Autre caractéristique de cette tendance 2.0: l`humour. Comme Jeremy Scott, donc, qui l`a anticipée et l`a portée à son paroxysme chez Moschino, on réaffirme son identité en toutes lettres, mais avec une forte dose de second degré. Car ceux qui portent ces tenues estampillées ne sont pas dupes. Ils font preuve de dérision et se rient de ce passé et passif bling-bling.

Mais il n`est pas non plus question de se limiter à apposer un nom sur un tee-shirt. "La pièce doit être porteuse d`un message. Il faut qu`on trouve un univers derrière, un graphisme", note Laurent LeMouel. Tel Vetements, dont le nom signifie bien que l`on revient au produit, ou Pigalle Paris, un label qui parle du quartier, de la dualité entre le monde de la nuit et la vie au grand jour.
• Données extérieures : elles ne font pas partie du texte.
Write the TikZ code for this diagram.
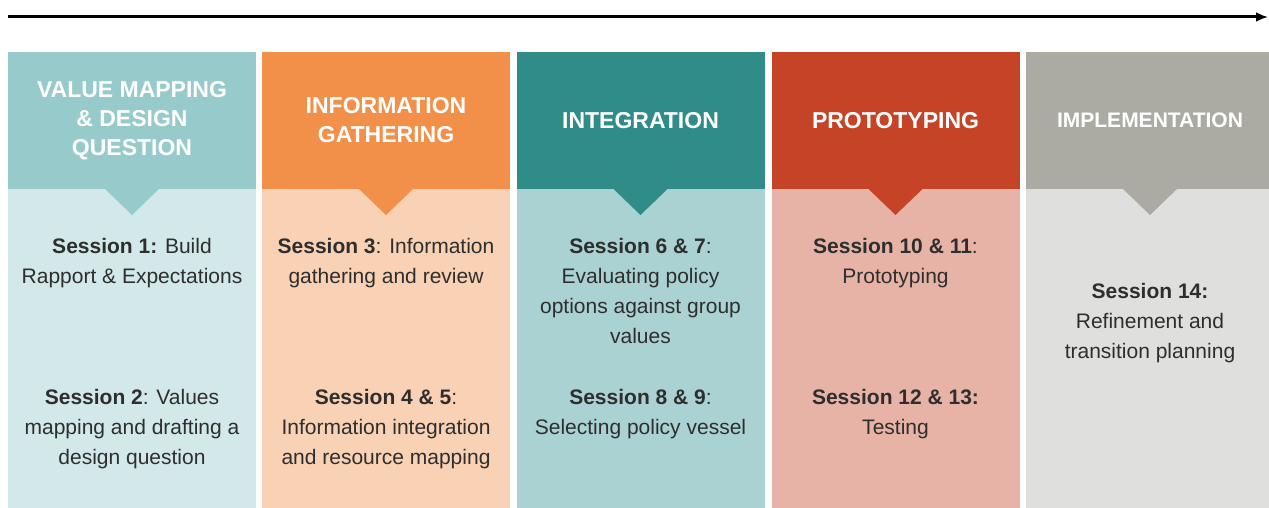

Autant de sujets intéressants.

Vivant avec leur temps et les contraintes qui leur incombent, ces jeunes créateurs ne se contentent plus d`agir comme stylistes. "Ce sont de très grands communicants, poursuit Laurent Le Mouel. Des directeurs artistiques au sens large, qui possèdent une culture complètement hybride."

Identité narrative de la marque

Il suffit pour cela de se souvenir de l`arrivée de Carol Lim et de Humberto Leon à la direction artistique de Kenzo, en juillet 2011. A coups de pulls ornés d`une tête de tigre et barrés du nom du label fondé en 1970 par Kenzo Takada, le duo est parvenu à susciter un engouement sans précédent. Le tout en s`affirmant directement par le biais de ses produits, et non via une campagne de publicité.

Car, qu`il s`agisse de mode ou non, il ne faut jamais oublier qu`un logo est toujours lié à l`identité narrative de la marque. "En termes de marketing, c`est une opération très rentable, analyse Philippe Marion. Cela donne un effet signature à l`ensemble, cela apporte un code visuel. On retrouve le côté littéral du fer rouge dans ce branding." Tout bonus, donc, au passage pour les griffes qui surfent sur cet air du temps, et ce d`autant plus dans une ère où le moindre look est scruté et immortalisé sur les réseaux sociaux.